> [GIVEN INFORMATION]
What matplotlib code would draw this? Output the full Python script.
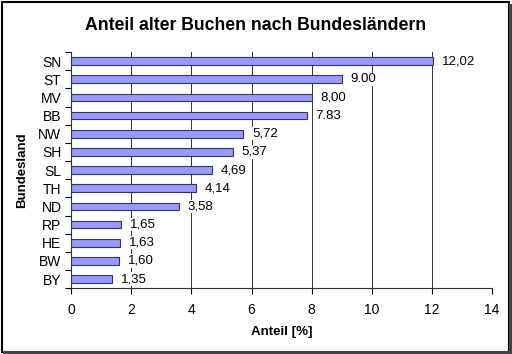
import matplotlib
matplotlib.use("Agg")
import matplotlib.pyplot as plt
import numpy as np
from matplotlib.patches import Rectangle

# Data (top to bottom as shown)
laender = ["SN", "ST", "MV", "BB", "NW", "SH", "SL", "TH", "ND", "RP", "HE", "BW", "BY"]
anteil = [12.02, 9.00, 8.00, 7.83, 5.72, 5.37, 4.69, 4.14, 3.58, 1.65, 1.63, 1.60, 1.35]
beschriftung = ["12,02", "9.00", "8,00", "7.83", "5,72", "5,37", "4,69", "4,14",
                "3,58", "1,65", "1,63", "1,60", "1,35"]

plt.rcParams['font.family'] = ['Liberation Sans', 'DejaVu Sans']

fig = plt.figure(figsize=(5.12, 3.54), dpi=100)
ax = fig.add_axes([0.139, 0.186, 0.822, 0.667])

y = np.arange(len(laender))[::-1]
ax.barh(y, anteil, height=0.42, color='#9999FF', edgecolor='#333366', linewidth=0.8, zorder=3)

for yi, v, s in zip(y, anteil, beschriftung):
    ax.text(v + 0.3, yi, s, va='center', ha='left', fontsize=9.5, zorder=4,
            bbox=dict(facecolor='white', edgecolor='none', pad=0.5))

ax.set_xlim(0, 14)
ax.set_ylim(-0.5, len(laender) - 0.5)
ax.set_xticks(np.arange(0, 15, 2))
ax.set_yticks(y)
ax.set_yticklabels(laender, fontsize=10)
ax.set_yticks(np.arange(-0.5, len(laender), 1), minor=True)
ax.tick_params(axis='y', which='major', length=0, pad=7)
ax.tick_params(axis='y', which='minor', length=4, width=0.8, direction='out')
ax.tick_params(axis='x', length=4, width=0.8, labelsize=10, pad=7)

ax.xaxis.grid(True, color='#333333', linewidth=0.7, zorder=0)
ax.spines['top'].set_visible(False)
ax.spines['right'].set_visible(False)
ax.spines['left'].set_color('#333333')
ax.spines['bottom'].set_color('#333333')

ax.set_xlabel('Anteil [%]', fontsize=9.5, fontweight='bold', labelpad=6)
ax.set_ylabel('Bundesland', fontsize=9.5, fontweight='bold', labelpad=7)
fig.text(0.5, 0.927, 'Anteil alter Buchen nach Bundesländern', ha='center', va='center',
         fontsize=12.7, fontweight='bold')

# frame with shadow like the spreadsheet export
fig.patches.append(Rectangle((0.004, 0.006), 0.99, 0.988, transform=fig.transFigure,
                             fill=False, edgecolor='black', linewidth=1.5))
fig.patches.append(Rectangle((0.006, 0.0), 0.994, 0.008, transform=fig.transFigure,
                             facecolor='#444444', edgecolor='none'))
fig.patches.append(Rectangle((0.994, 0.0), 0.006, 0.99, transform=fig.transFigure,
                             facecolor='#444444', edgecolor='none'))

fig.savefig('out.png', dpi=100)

> [GIVEN TASK] Give back exactly the lines from the first line of the data through the line with "fontsize=12.7, fontweight='bold')", pictures excluded.

> [OUTPUT BELOW]
What matplotlib code would draw this? Output the full Python script.
import matplotlib
matplotlib.use("Agg")
import matplotlib.pyplot as plt
import numpy as np
from matplotlib.patches import Rectangle

# Data (top to bottom as shown)
laender = ["SN", "ST", "MV", "BB", "NW", "SH", "SL", "TH", "ND", "RP", "HE", "BW", "BY"]
anteil = [12.02, 9.00, 8.00, 7.83, 5.72, 5.37, 4.69, 4.14, 3.58, 1.65, 1.63, 1.60, 1.35]
beschriftung = ["12,02", "9.00", "8,00", "7.83", "5,72", "5,37", "4,69", "4,14",
                "3,58", "1,65", "1,63", "1,60", "1,35"]

plt.rcParams['font.family'] = ['Liberation Sans', 'DejaVu Sans']

fig = plt.figure(figsize=(5.12, 3.54), dpi=100)
ax = fig.add_axes([0.139, 0.186, 0.822, 0.667])

y = np.arange(len(laender))[::-1]
ax.barh(y, anteil, height=0.42, color='#9999FF', edgecolor='#333366', linewidth=0.8, zorder=3)

for yi, v, s in zip(y, anteil, beschriftung):
    ax.text(v + 0.3, yi, s, va='center', ha='left', fontsize=9.5, zorder=4,
            bbox=dict(facecolor='white', edgecolor='none', pad=0.5))

ax.set_xlim(0, 14)
ax.set_ylim(-0.5, len(laender) - 0.5)
ax.set_xticks(np.arange(0, 15, 2))
ax.set_yticks(y)
ax.set_yticklabels(laender, fontsize=10)
ax.set_yticks(np.arange(-0.5, len(laender), 1), minor=True)
ax.tick_params(axis='y', which='major', length=0, pad=7)
ax.tick_params(axis='y', which='minor', length=4, width=0.8, direction='out')
ax.tick_params(axis='x', length=4, width=0.8, labelsize=10, pad=7)

ax.xaxis.grid(True, color='#333333', linewidth=0.7, zorder=0)
ax.spines['top'].set_visible(False)
ax.spines['right'].set_visible(False)
ax.spines['left'].set_color('#333333')
ax.spines['bottom'].set_color('#333333')

ax.set_xlabel('Anteil [%]', fontsize=9.5, fontweight='bold', labelpad=6)
ax.set_ylabel('Bundesland', fontsize=9.5, fontweight='bold', labelpad=7)
fig.text(0.5, 0.927, 'Anteil alter Buchen nach Bundesländern', ha='center', va='center',
         fontsize=12.7, fontweight='bold')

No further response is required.